15 February 2006

SPARK

poormattie pointed me at SPARK. It's a commercial programming language and toolset for making extremely reliable programs. The idea is that testing isn't good enough: you need to prove your program correct.

Here's how to construct the SPARK language. (I am not 100% sure on all the details; this is from reading the SPARK web site, which contains no code examples.)

  1. Start with Ada. In fact all SPARK programs are Ada programs, and you can use whatever Ada compiler you like to compile them.
  2. Remove all the interesting features (threading, allocating objects with new, exceptions, generics, even recursion). I speculate that by doing this you have already achieved 80% of the reliability improvement you're going to get. You've effectively discouraged programmers from taking any mental shortcuts whatsoever or doing anything hard.
  3. Add an annotation language for preconditions, postconditions, and assertions. The annotations go in Ada comments, so your Ada compiler will ignore them.
  4. Add a separate file format (outside your source files) for machine-verifiable proofs.

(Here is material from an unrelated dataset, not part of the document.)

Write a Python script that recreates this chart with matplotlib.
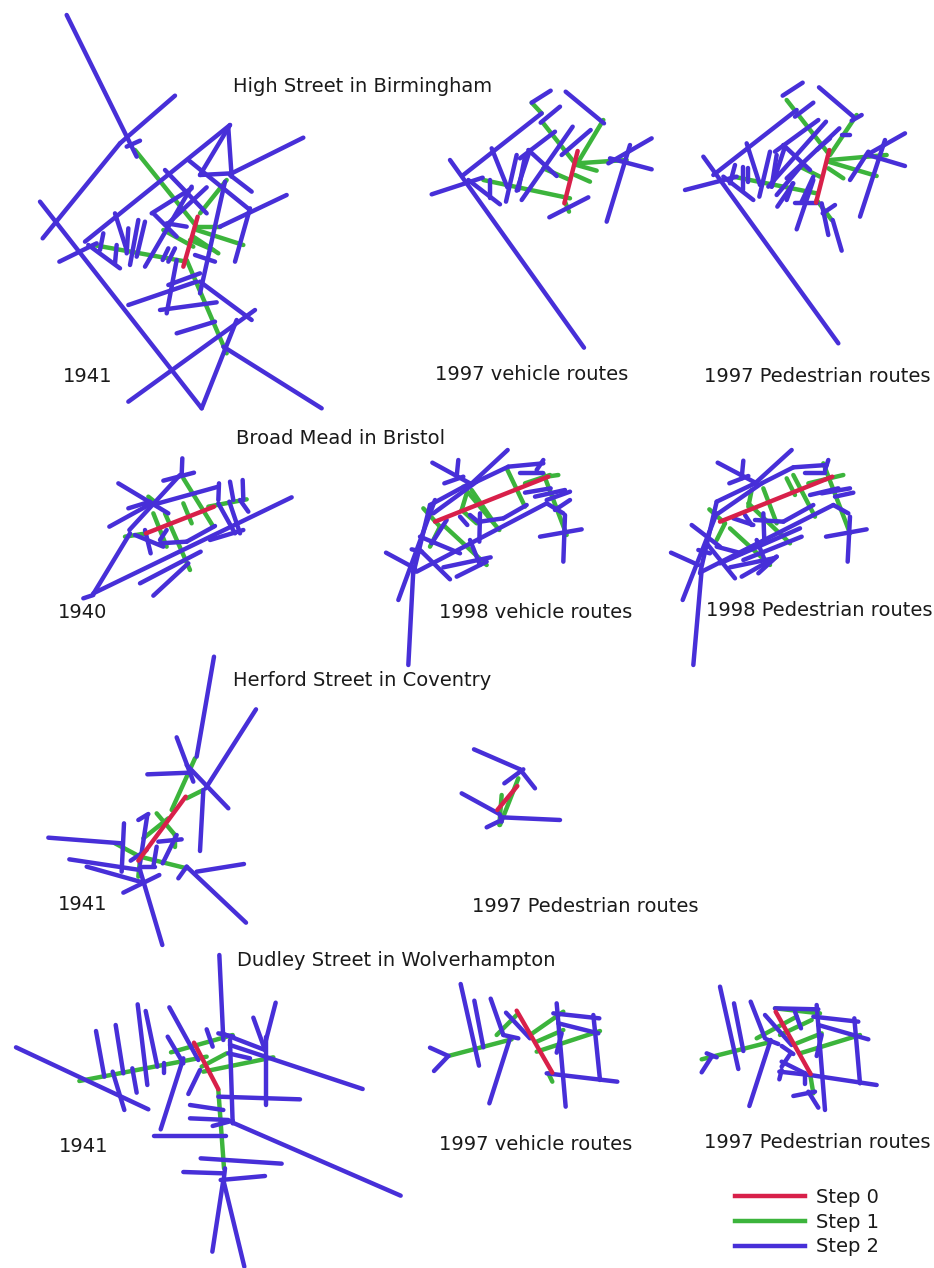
import matplotlib
matplotlib.use("Agg")
from matplotlib import pyplot as plt
from matplotlib.lines import Line2D

high_1941_red = [(533, 650, 490, 800)]
high_1941_green = [(345, 450, 530, 680), (500, 780, 620, 1060), (540, 640, 620, 540), (525, 680, 600, 680),
                   (530, 690, 670, 735), (520, 710, 595, 760), (510, 720, 580, 750), (430, 690, 520, 740),
                   (220, 735, 500, 785)]
high_1941_blue = [(140, 45, 350, 470), (68, 715, 300, 430), (300, 430, 465, 287), (60, 605, 545, 1225),
                  (195, 725, 630, 375), (630, 375, 540, 525), (625, 385, 635, 530), (540, 525, 635, 520),
                  (635, 520, 850, 413), (505, 480, 690, 630), (630, 525, 695, 575), (435, 510, 560, 640),
                  (320, 440, 360, 422), (118, 785, 230, 730), (250, 700, 240, 750), (285, 640, 320, 750),
                  (355, 660, 330, 795), (325, 685, 320, 760), (375, 665, 350, 770), (290, 735, 285, 790),
                  (205, 735, 300, 805), (375, 800, 515, 560), (400, 640, 470, 710), (395, 640, 515, 565),
                  (445, 670, 560, 562), (440, 670, 500, 680), (428, 780, 445, 745), (445, 785, 465, 745),
                  (600, 680, 800, 585), (690, 625, 645, 785), (615, 545, 540, 880), (525, 765, 585, 785),
                  (470, 780, 440, 940), (445, 855, 540, 820), (325, 915, 530, 845), (540, 845, 695, 960),
                  (420, 930, 590, 907), (470, 1000, 585, 965), (705, 930, 325, 1205), (650, 960, 545, 1225),
                  (610, 1040, 905, 1225)]

high_veh_red = [(473, 213, 433, 370)]
high_veh_green = [(335, 68, 365, 100), (370, 130, 465, 250), (475, 245, 550, 120), (470, 250, 620, 240),
                  (470, 255, 530, 272), (465, 285, 510, 305), (370, 265, 450, 300), (190, 300, 450, 355),
                  (435, 365, 447, 395)]
high_veh_blue = [(90, 240, 492, 803), (130, 285, 365, 100), (362, 128, 420, 80), (335, 68, 392, 32),
                 (437, 35, 552, 130), (35, 343, 188, 293), (215, 205, 262, 322), (290, 225, 258, 365),
                 (210, 300, 210, 355), (145, 300, 240, 373), (330, 210, 290, 332), (315, 230, 295, 330),
                 (325, 210, 410, 288), (300, 235, 405, 155), (305, 360, 458, 140), (425, 225, 512, 150),
                 (388, 412, 505, 352), (565, 250, 695, 175), (570, 235, 695, 268), (630, 195, 560, 425)]

high_ped_red = [(1228, 210, 1188, 368)]
high_ped_green = [(1100, 60, 1225, 220), (1230, 225, 1310, 105), (1230, 240, 1400, 225), (1225, 245, 1370, 288),
                  (1225, 265, 1270, 295), (1140, 260, 1200, 290), (940, 290, 1190, 340), (1190, 360, 1235, 420)]
high_ped_blue = [(850, 230, 1255, 790), (880, 285, 1130, 90), (1125, 110, 1180, 68), (1088, 47, 1148, 8),
                 (1197, 22, 1300, 110), (1295, 122, 1325, 105), (795, 330, 950, 290), (945, 255, 930, 310),
                 (980, 190, 1020, 315), (1050, 215, 1018, 350), (970, 260, 970, 330), (985, 265, 985, 305),
                 (910, 290, 1000, 360), (1095, 200, 1055, 320), (1070, 225, 1055, 320), (1090, 195, 1170, 270),
                 (1065, 215, 1195, 120), (1045, 320, 1218, 125), (1100, 295, 1258, 145), (1070, 345, 1150, 250),
                 (1072, 380, 1120, 310), (1100, 360, 1118, 310), (1145, 365, 1180, 290), (1125, 370, 1190, 370),
                 (1130, 448, 1180, 300), (1190, 210, 1230, 175), (1265, 165, 1290, 165), (1208, 400, 1245, 375),
                 (1205, 370, 1225, 465), (1238, 420, 1265, 512), (1290, 300, 1345, 215), (1340, 225, 1455, 160),
                 (1345, 225, 1455, 258), (1395, 180, 1320, 410)]

broad_1940_red = [(228, 250, 432, 170)]
broad_1940_green = [(340, 85, 430, 230), (250, 190, 290, 290), (285, 190, 360, 360), (340, 160, 365, 220),
                    (235, 140, 260, 160), (415, 170, 530, 148), (165, 260, 230, 250)]
broad_1940_blue = [(337, 25, 335, 75), (280, 92, 372, 68), (330, 75, 178, 240), (145, 100, 295, 190),
                   (175, 175, 240, 155), (118, 230, 245, 160), (265, 160, 445, 110), (447, 100, 445, 150),
                   (445, 160, 495, 250), (480, 95, 490, 150), (478, 155, 510, 250), (518, 90, 520, 150),
                   (510, 150, 535, 185), (40, 445, 70, 435), (68, 435, 180, 250), (70, 430, 665, 142),
                   (210, 400, 392, 305), (250, 437, 355, 340), (195, 255, 280, 290), (225, 240, 242, 310),
                   (270, 270, 290, 240), (270, 280, 350, 275), (350, 275, 435, 228), (420, 270, 520, 240)]

broad_veh_red = [(165, 215, 505, 80)]
broad_veh_green = [(130, 175, 180, 230), (150, 290, 180, 230), (190, 225, 320, 345), (245, 180, 260, 130),
                   (250, 110, 358, 240), (245, 180, 290, 220), (275, 120, 340, 215), (380, 55, 435, 170),
                   (435, 100, 510, 75), (490, 70, 560, 255), (500, 80, 535, 75)]
broad_veh_blue = [(383, 0, 270, 105), (157, 38, 270, 100), (235, 30, 230, 80), (193, 100, 250, 80),
                  (270, 100, 150, 165), (150, 165, 100, 370), (165, 150, 55, 450), (100, 360, 85, 645),
                  (18, 308, 105, 355), (160, 190, 290, 95), (290, 95, 385, 50), (385, 50, 490, 40),
                  (490, 30, 470, 60), (420, 70, 490, 70), (435, 128, 512, 115), (465, 140, 555, 120),
                  (500, 150, 570, 125), (525, 180, 570, 150), (110, 365, 500, 160), (500, 160, 550, 190),
                  (555, 195, 550, 335), (480, 260, 605, 238), (240, 200, 262, 225), (155, 280, 200, 210),
                  (270, 195, 300, 220), (300, 190, 298, 275), (300, 215, 370, 205), (370, 205, 440, 165),
                  (120, 260, 240, 310), (95, 298, 125, 305), (120, 300, 210, 388), (190, 352, 332, 322),
                  (230, 380, 320, 335), (270, 270, 300, 345)]

broad_ped_red = [(150, 215, 487, 80)]
broad_ped_green = [(118, 178, 165, 220), (140, 270, 165, 220), (180, 235, 300, 345), (235, 170, 245, 120),
                   (235, 160, 360, 280), (280, 115, 320, 220), (350, 85, 375, 135), (370, 75, 435, 200),
                   (415, 100, 520, 75), (460, 40, 540, 250)]
broad_ped_blue = [(365, 0, 255, 100), (143, 38, 260, 100), (220, 32, 215, 85), (178, 100, 235, 78),
                  (255, 100, 140, 155), (140, 155, 90, 370), (140, 190, 38, 450), (95, 360, 70, 645),
                  (3, 308, 85, 345), (145, 190, 275, 100), (275, 100, 370, 52), (370, 52, 470, 45),
                  (475, 30, 465, 60), (405, 70, 465, 70), (420, 135, 505, 115), (455, 130, 540, 115),
                  (495, 140, 550, 128), (95, 365, 490, 165), (490, 165, 535, 190), (540, 200, 533, 335),
                  (468, 260, 590, 238), (65, 225, 150, 290), (85, 300, 120, 310), (110, 280, 195, 385),
                  (180, 352, 310, 325), (215, 380, 320, 320), (265, 370, 320, 320), (150, 340, 390, 235),
                  (220, 330, 395, 260), (260, 270, 290, 345), (280, 190, 283, 275), (190, 205, 250, 225),
                  (225, 195, 245, 225), (255, 210, 340, 215), (340, 215, 430, 165), (140, 290, 215, 310)]

herford_1941_red = [(437, 440, 295, 632)]
herford_1941_green = [(465, 325, 395, 480), (440, 445, 490, 420), (310, 565, 385, 505), (350, 490, 405, 555),
                      (405, 555, 405, 590), (225, 580, 300, 620), (300, 620, 440, 655), (300, 630, 295, 680)]
herford_1941_blue = [(522, 20, 470, 320), (648, 178, 497, 415), (410, 262, 460, 395), (322, 373, 450, 368),
                     (440, 345, 565, 475), (490, 420, 480, 603), (25, 563, 245, 580), (252, 520, 245, 665),
                     (88, 628, 300, 660), (140, 650, 300, 695), (300, 650, 345, 650), (358, 675, 250, 728),
                     (300, 660, 367, 885), (325, 492, 295, 510), (322, 495, 300, 640), (272, 632, 320, 600),
                     (350, 590, 340, 650), (355, 575, 425, 568), (410, 555, 368, 640), (415, 685, 440, 650),
                     (440, 650, 618, 818), (470, 665, 612, 642)]

herford_ped_red = [(202, 138, 142, 210)]
herford_ped_green = [(205, 115, 150, 255), (155, 165, 148, 255)]
herford_ped_blue = [(72, 28, 210, 88), (163, 130, 220, 88), (210, 88, 255, 145), (35, 160, 148, 222),
                    (155, 232, 330, 240), (110, 262, 155, 240), (150, 225, 155, 245)]

dudley_1941_red = [(552, 278, 625, 418)]
dudley_1941_green = [(208, 393, 590, 320), (483, 307, 668, 255), (575, 350, 650, 310), (580, 365, 790, 322),
                     (625, 420, 642, 655)]
dudley_1941_blue = [(628, 15, 640, 270), (18, 292, 415, 478), (258, 243, 283, 380), (317, 225, 340, 370),
                    (383, 163, 412, 405), (407, 183, 442, 350), (308, 365, 343, 480), (367, 355, 380, 428),
                    (463, 340, 463, 368), (478, 172, 565, 330), (473, 260, 520, 340), (590, 238, 608, 290),
                    (520, 325, 452, 538), (570, 360, 535, 432), (625, 250, 670, 260), (635, 250, 765, 300),
                    (660, 285, 1058, 417), (730, 203, 765, 300), (797, 158, 768, 270), (768, 260, 768, 465),
                    (655, 310, 720, 325), (660, 270, 668, 520), (625, 440, 870, 448), (540, 465, 640, 480),
                    (540, 505, 655, 510), (608, 528, 668, 512), (668, 518, 1172, 737), (432, 558, 648, 558),
                    (572, 625, 815, 641), (520, 666, 640, 670), (632, 690, 765, 678), (645, 655, 640, 700),
                    (640, 690, 607, 905), (640, 690, 703, 950)]

dudley_veh_red = [(290, 122, 397, 308)]
dudley_veh_green = [(85, 258, 275, 208), (230, 195, 290, 135), (330, 195, 430, 125), (350, 215, 430, 180),
                    (350, 245, 540, 183), (385, 310, 397, 335)]
dudley_veh_blue = [(122, 42, 177, 287), (163, 92, 190, 232), (212, 86, 250, 195), (258, 128, 330, 205),
                   (270, 205, 208, 400), (250, 195, 295, 205), (30, 233, 85, 258), (85, 258, 42, 303),
                   (410, 100, 437, 410), (400, 130, 538, 145), (520, 135, 540, 330), (415, 160, 535, 190),
                   (425, 190, 410, 248), (380, 310, 592, 335)]

dudley_ped_red = [(1067, 125, 1172, 312)]
dudley_ped_green = [(845, 268, 1055, 215), (1010, 205, 1130, 140), (1080, 195, 1175, 150), (1130, 220, 1205, 190),
                    (1140, 250, 1320, 195), (1170, 310, 1180, 370), (1065, 115, 1200, 130)]
dudley_ped_blue = [(900, 50, 955, 297), (942, 100, 970, 243), (992, 95, 1035, 205), (1035, 135, 1115, 225),
                   (1052, 210, 988, 408), (1040, 208, 1075, 222), (860, 250, 890, 262), (875, 260, 845, 307),
                   (1065, 115, 1195, 118), (1125, 125, 1143, 175), (1190, 105, 1215, 420), (1180, 140, 1315, 155),
                   (1303, 145, 1320, 340), (1195, 165, 1345, 208), (1205, 195, 1190, 258), (1085, 228, 1120, 252),
                   (1112, 250, 1085, 290), (1085, 275, 1155, 310), (1078, 305, 1170, 315), (1078, 328, 1085, 300),
                   (1155, 310, 1155, 342), (1170, 315, 1370, 345), (1120, 378, 1185, 365), (1165, 365, 1195, 413)]

step_labels = ["Step 0", "Step 1", "Step 2"]
headings = ["High Street in Birmingham", "Broad Mead in Bristol", "Herford Street in Coventry",
            "Dudley Street in Wolverhampton"]

RED = "#d8204a"
GREEN = "#3cb43c"
BLUE = "#472fd8"
LW = 3.2


def draw(ax, origin, red, green, blue):
    x0, y0 = origin
    for segs, color in ((green, GREEN), (blue, BLUE), (red, RED)):
        for x1, y1, x2, y2 in segs:
            ax.plot([x0 + x1 / 3, x0 + x2 / 3], [y0 + y1 / 3, y0 + y2 / 3], color=color, lw=LW,
                    solid_capstyle="round")


def label(ax, x, y, s):
    ax.text(x, y, s, fontsize=14, color="#1a1a1a", va="center", ha="left")


def main():
    plt.rcParams["font.family"] = ["DejaVu Sans"]
    fig = plt.figure(figsize=(9.34, 12.68), dpi=100)
    ax = fig.add_axes([0, 0, 1, 1])
    ax.set_xlim(0, 934)
    ax.set_ylim(1268, 0)
    ax.axis("off")

    draw(ax, (20, 0), high_1941_red, high_1941_green, high_1941_blue)
    draw(ax, (420, 80), high_veh_red, high_veh_green, high_veh_blue)
    draw(ax, (420, 80), high_ped_red, high_ped_green, high_ped_blue)
    draw(ax, (70, 450), broad_1940_red, broad_1940_green, broad_1940_blue)
    draw(ax, (380, 450), broad_veh_red, broad_veh_green, broad_veh_blue)
    draw(ax, (670, 450), broad_ped_red, broad_ped_green, broad_ped_blue)
    draw(ax, (40, 650), herford_1941_red, herford_1941_green, herford_1941_blue)
    draw(ax, (450, 740), herford_ped_red, herford_ped_green, herford_ped_blue)
    draw(ax, (10, 950), dudley_1941_red, dudley_1941_green, dudley_1941_blue)
    draw(ax, (420, 970), dudley_veh_red, dudley_veh_green, dudley_veh_blue)
    draw(ax, (420, 970), dudley_ped_red, dudley_ped_green, dudley_ped_blue)

    label(ax, 233, 87, headings[0])
    label(ax, 236, 439, headings[1])
    label(ax, 233, 681, headings[2])
    label(ax, 237, 960, headings[3])
    label(ax, 63, 376, "1941")
    label(ax, 435, 375, "1997 vehicle routes")
    label(ax, 704, 376, "1997 Pedestrian routes")
    label(ax, 58, 613, "1940")
    label(ax, 439, 612, "1998 vehicle routes")
    label(ax, 706, 611, "1998 Pedestrian routes")
    label(ax, 58, 905, "1941")
    label(ax, 472, 907, "1997 Pedestrian routes")
    label(ax, 59, 1146, "1941")
    label(ax, 439, 1145, "1997 vehicle routes")
    label(ax, 704, 1142, "1997 Pedestrian routes")

    handles = [Line2D([], [], color=c, lw=LW) for c in (RED, GREEN, BLUE)]
    ax.legend(handles, step_labels, loc="upper left", bbox_to_anchor=(725 / 934, 1 - 1178 / 1268),
              frameon=False, fontsize=14, handlelength=3.6, handletextpad=0.6, labelspacing=0.3,
              borderpad=0, labelcolor="#1a1a1a")

    fig.savefig("out.png", dpi=100)


if __name__ == "__main__":
    main()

You might want to prove, for example, that a given assert will always be true, if the preconditions and invariants are met; that all methods of a class preserve the class invariants; that a procedure always terminates; that a given array index is always in the right range; that a given call to a function always passes parameters that meet its preconditions; etc.

You can buy a static analysis tool that checks your code and makes sure it's SPARK language (i.e. that you're not using any Ada features that SPARK forbids). Then you can buy a proof assistant that helps you write proofs. Presumably one of these tools also verifies proofs and tells you how much of your program is actually covered by your proofs. (For example, your development project might institute a policy that every assertion needs to be proved, and every array access needs to be proved in-bounds; the tool presumably tells you when you've done this and what's missing.)

There is a definite appeal to this kind of tool for some projects, and the notion that test-driven development is horribly misguided makes me smile. But SPARK in particular incurs a huge penalty. The first thing you lose is libraries—I'm guessing not many Ada packages are designed to avoid exceptions and the heap. Growable arrays and hash tables are right out.

Suppose you're willing to take that hit. It seems like there's also a cultural problem. For example, suppose your policy is that you need to prove all division operations won't cause divide-by-zero. This encourages programmers to change code like this:

  Velocity := Distance / DeltaT;

to this:

  if DeltaT = 0 then
    -- XXX very bad default value, will cause the missile to fall out
    -- of the sky; this can never happen though
    Velocity := 0;
  else
    Velocity := Distance / DeltaT;
  end if;

For some programmers, it'll always be easier to make this kind of change than to keep the code as-is and prove that DeltaT is never 0. Likewise, it's easier to delete an assertion than to prove it. (Maybe the solution is to have separate people responsible for code and proofs, but the web site doesn't mention this.)

I also saw nothing on the site about how robust the tools are against source code changes. Having to keep reproving things as the code undergoes minor changes sounds like a serious drag. Keeping unit tests up to date is hard enough.